On less emotional concerns, the examinations today were far worse than I thought it would be. Now, I can say that I have totally lost my faith in humanity. Hahaha.

A tiny voice in my brain keeps on nagging that I shouldn't study anymore. I haven't had a decent sleep (translation: 8 hours of snoozing and onwards) for like a week now. Goshh. My fate is not being too cooperative this year.

______________________________
Brick by Boring Brick - Paramore

Monday, January 18, 2010

Swimming through sick lullabies.

The rain is flooding the streets.
I'm in dire need of a tutor in Computer Programming.
Curse you, Visual Basic.
A very common headache is about to commence in where-else.
The prom is definitely not something I'm looking forward to.
It's been ages since my last update.
I am famished.
There are plenty of terms to be memorized for tomorrow's exam.
And yeah, the UPCAT results are out right about now.
I so want for this week to end.
The only thing I'm holding onto now is the NIC.
I hope it's real good.
______________________________
Mr. Brightside - The Killers

Tuesday, January 05, 2010

I'll never talk again.


And I'm doing it all for you. You guys are the best.

"I’ll never talk again. And I’ll never love again. I’ll never write a song, won’t even sing along..."

Then I'm back to being someone I know I'm not.
______________________________
Speechless - Lady Gaga

Saturday, January 02, 2010

I guess it's half time and the other half's luck.


My three brothers: Van, Vince and Victor.

As much as I want to boast my wonderful experience in Albay yesterday, I can't. I have a seriously bad headache which has been on since the time we arrived home late last night. I hope my migraine attacks are not back again. They're too much to endure.

Anyway, classes are gonna resume on Monday. Surprise, surprise. Unlike many students of this generation, I actually want to go to school as soon as possible. The boredom here is killing me. And I miss the many people at school. Haha.

Oh, oh, leave me a message here: http://www.yourworldoftext.com/niks
It's just so cooool. Make your own world and I'll leave you a message, okay? :))
______________________________
Haven't Met You Yet - Michael Buble (current LSS)

Friday, January 01, 2010

Pana-panahon ang pagkakataon, maibabalik ba ang kahapon?

I know graduation-related posts are going to flood the World Wide Web pretty soon, so I'm gonna kick off the posting frenzy right now.

So here it goes.

WTH. I'm gonna graduate in three months. That's three months! And there's still a lot of events to watch out for on those three remaining months. There's my birthday, prom, and.. I don't know what else, but who knows what's gonna happen on those three months. (Okay, I'm gonna stop saying three months now.)

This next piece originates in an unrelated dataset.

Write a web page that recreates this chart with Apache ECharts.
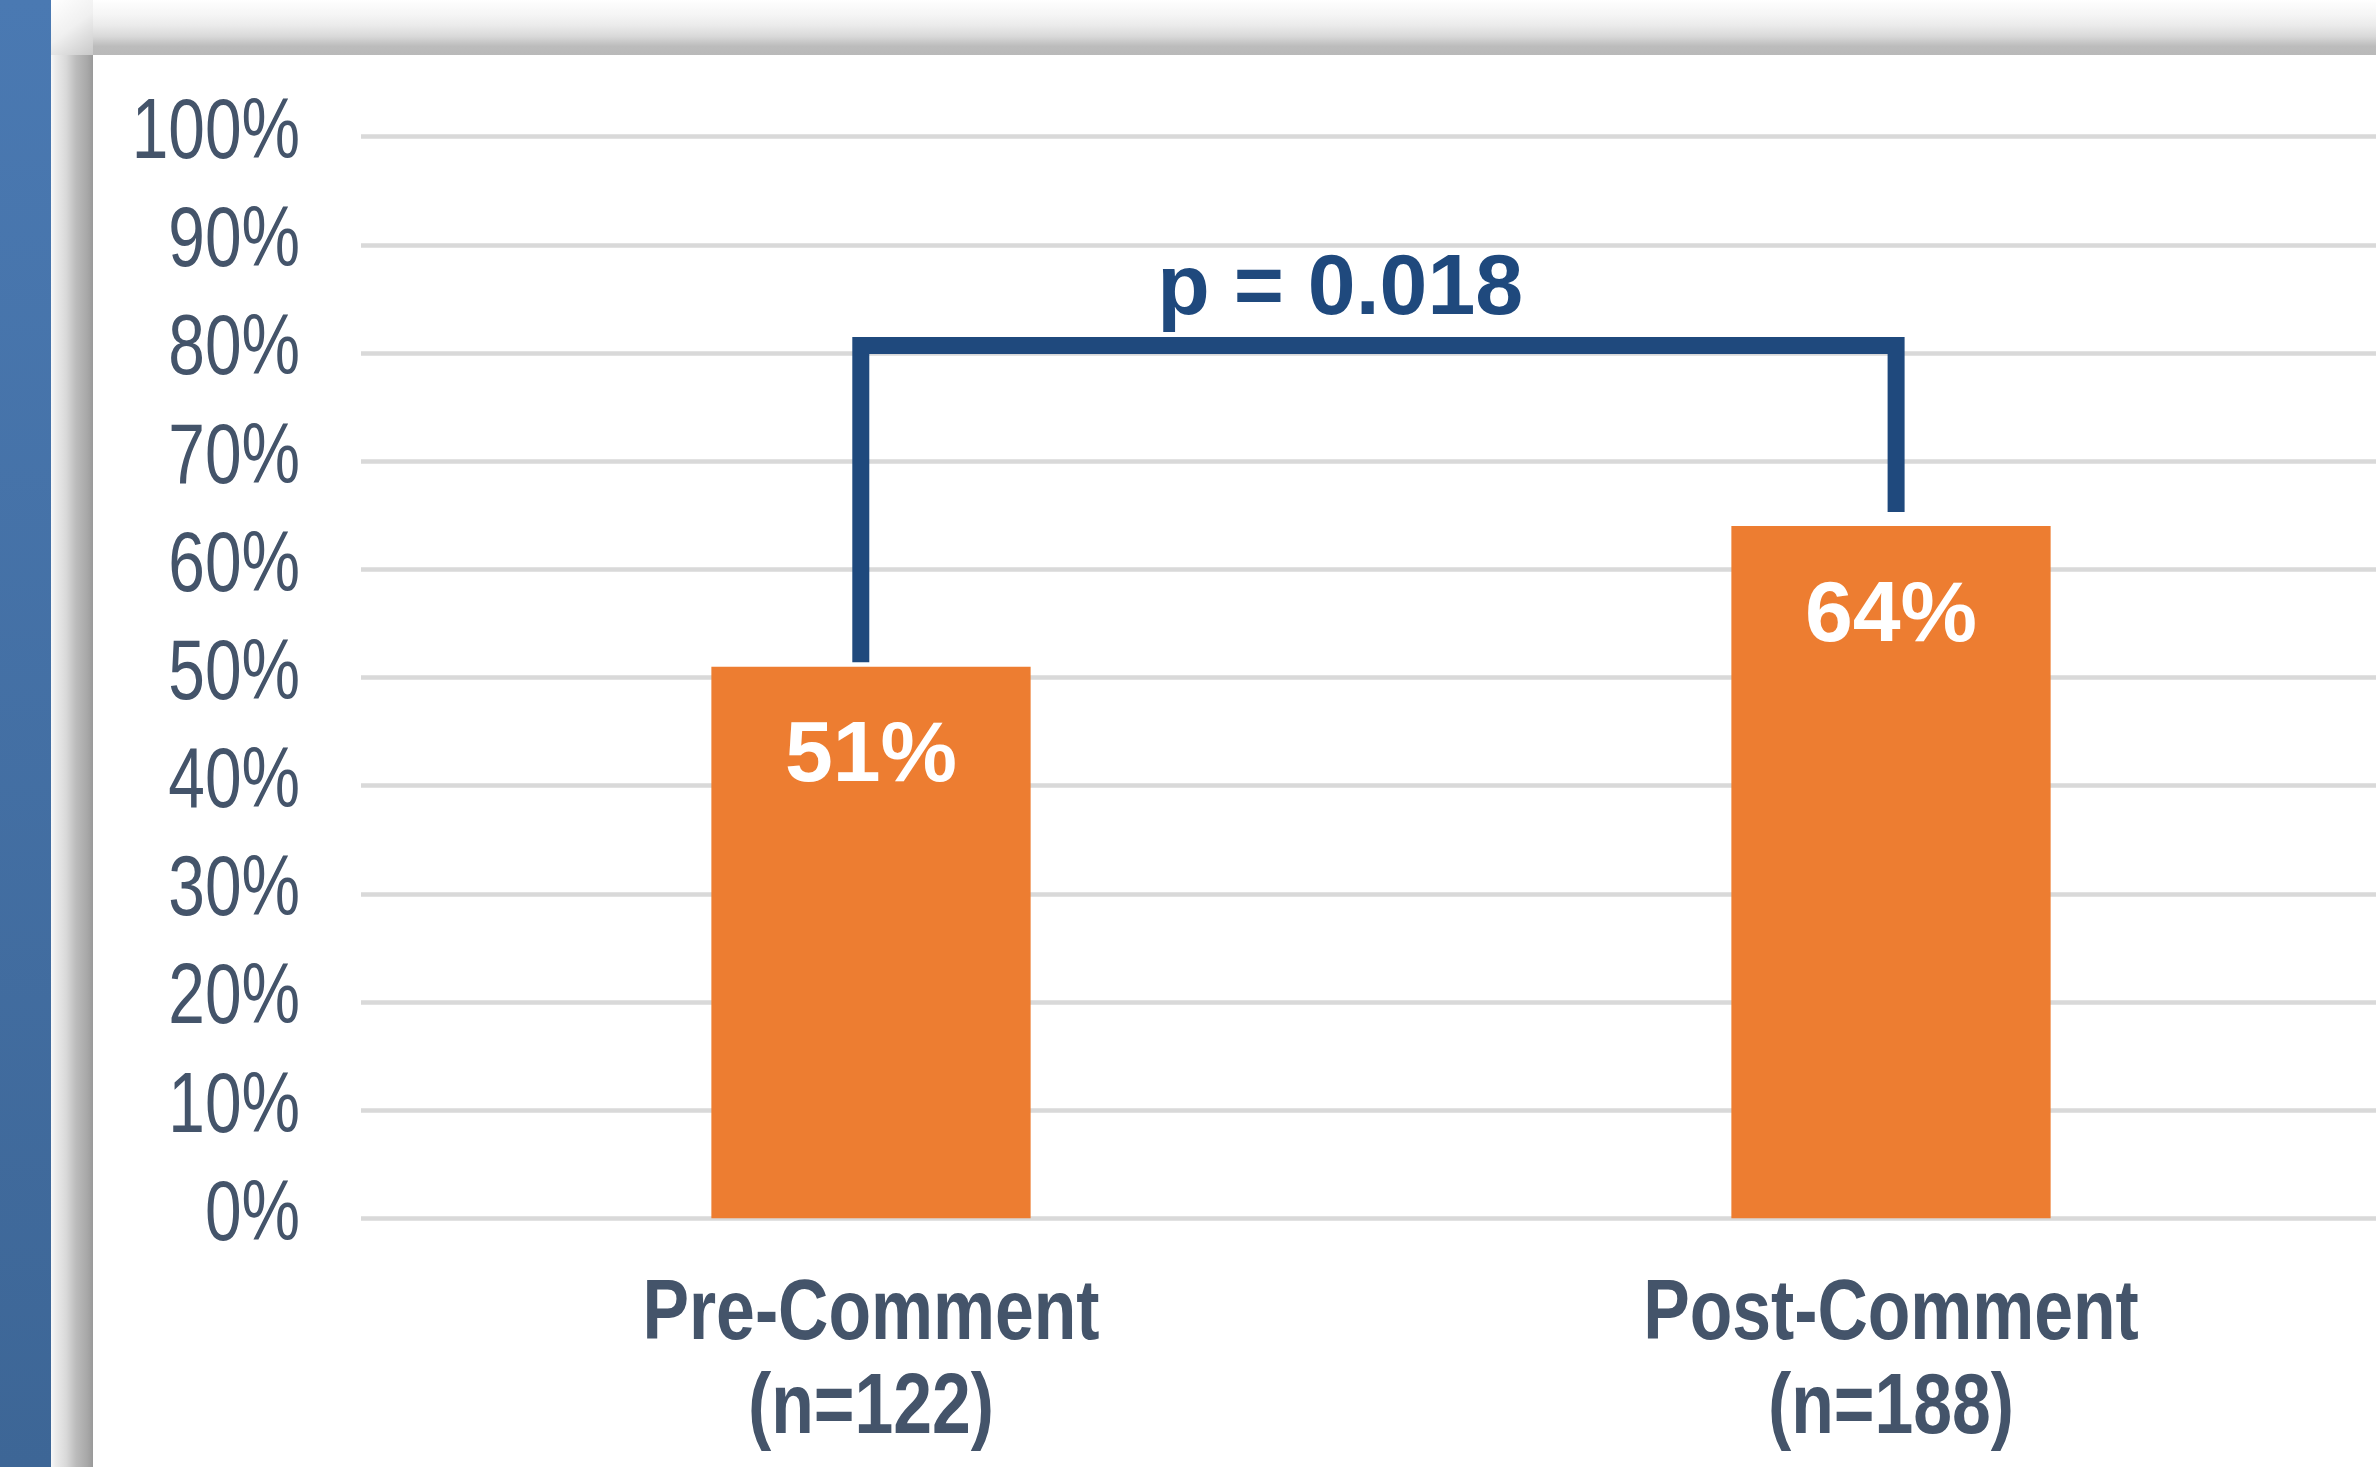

I just wished time would slow down. Even for just a bit. Just a little bit. But since the time-space continuum and all that science baloney have not yet been mastered, that idea is still impossible. Actually, what's worrying me now is the university and the course I'm gonna live with through my college years. That's a big decision in my entire existence and I probably should have made that months ago, but I still haven't. Poor me. Hm. Maybe I'll take a day off from my loaded life (o.O) and do my downtown stroll so I can ponder on some matters.

I intended this post to be semi-sentimental but evidently, I failed. Once again, it's all about my favorite topic in the world: myself. NOT. I'm not a narcissist. It just so happens that I have nothing more to rant about.

Well, that's about it. I want to sleep now. And I should, because that's what the rest of the members of our family have been doing for the past two hours. Haha.

Goodbye, beautiful people of Earth of beyond!